My roommate was a cool dude. Beefy, but cool. We would meet up years later in a biochemistry class at Cal. At this point in my life, I assumed all muscular guys were jocks and not brains, so I was impressed that a jock could be both bright and nice.

Sometimes I think that he and I were the only ones who tumbled early to the insanity. By the end, we were each trying to one-up the other on what we would do to rid ourselves of the last vestiges of Boys State.

“I’m going to stick my finger down my throat and vomit up our last meal here,” I would say.

“I’m going to do that and give myself one massive enema,” he would say.

It was a coping mechanism.

On the last day, we walked off campus and found an ice cream parlor. It felt good to be away from Boys Cult, even if we were breaking the Legionnaires’ rules. Especially if we were breaking their rules. Here, at least, the world would be sane again.

. . . Except that the parlor was deserted, or at least seemed so at first. The two teens on scoops-and-cash register duty were in the back smoking pot. When they finally figured out they had customers, they came to the front, whooping it up over the least little thing. No chance we were going to get any ice cream from them.

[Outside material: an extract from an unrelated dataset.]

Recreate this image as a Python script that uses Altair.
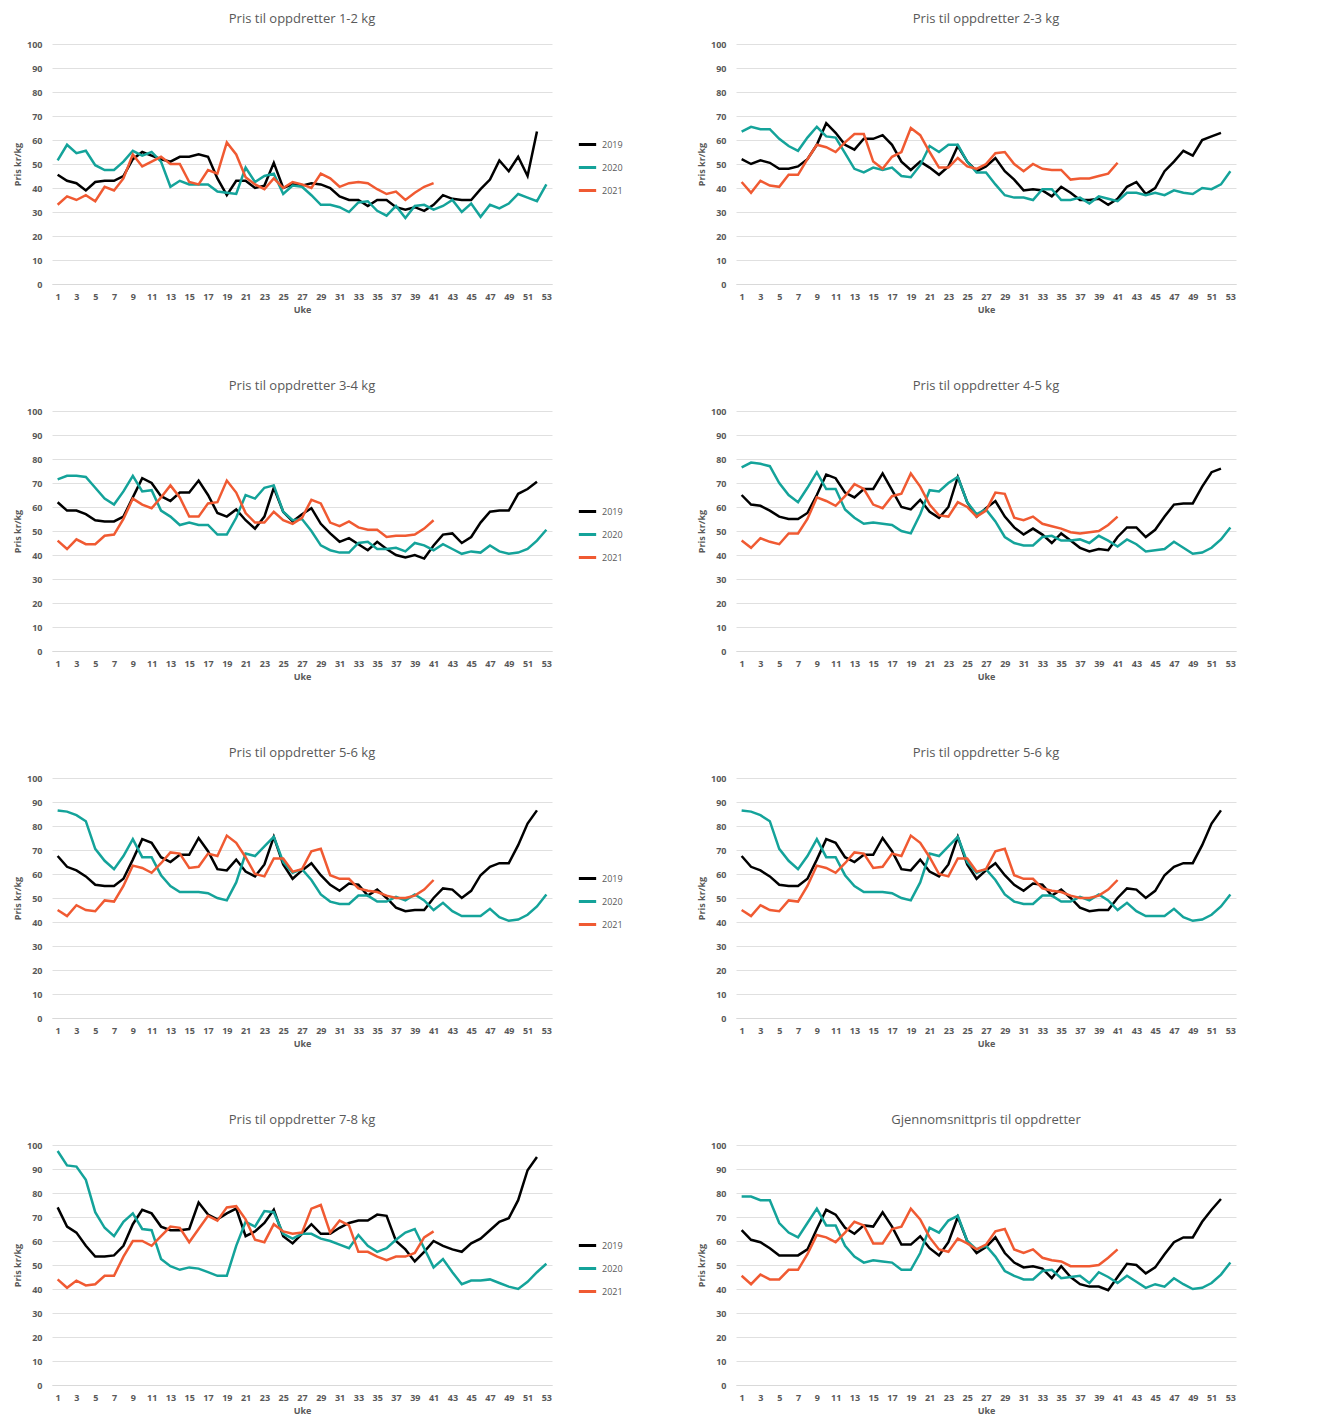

My roommate and I gave up. We found burgers somewhere, then retreated to the safety of our dorm room for the last few hours until the buses showed up to take us home.

***

Our school district sent two of us to Boys State: me and a cherubic goody two-shoes named Paul. When we returned, I wrote a story about the experience for our school newspaper which Paul sharply criticized. It wasn’t anything like that, he said.

You all know what happened to me; Paul later became the city’s mayor.

Some people tolerate insanity better than others, I guess.

D.

2 Comments

  1. Dean says:

    You know, with a bit of work you could turn this into a short story. Of the literary sort.

    I hear that’s where all the money is, in literary shorts.

  2. Walnut says:

    If only I could remember more details . . . might make a good story for Harper’s. Thanks.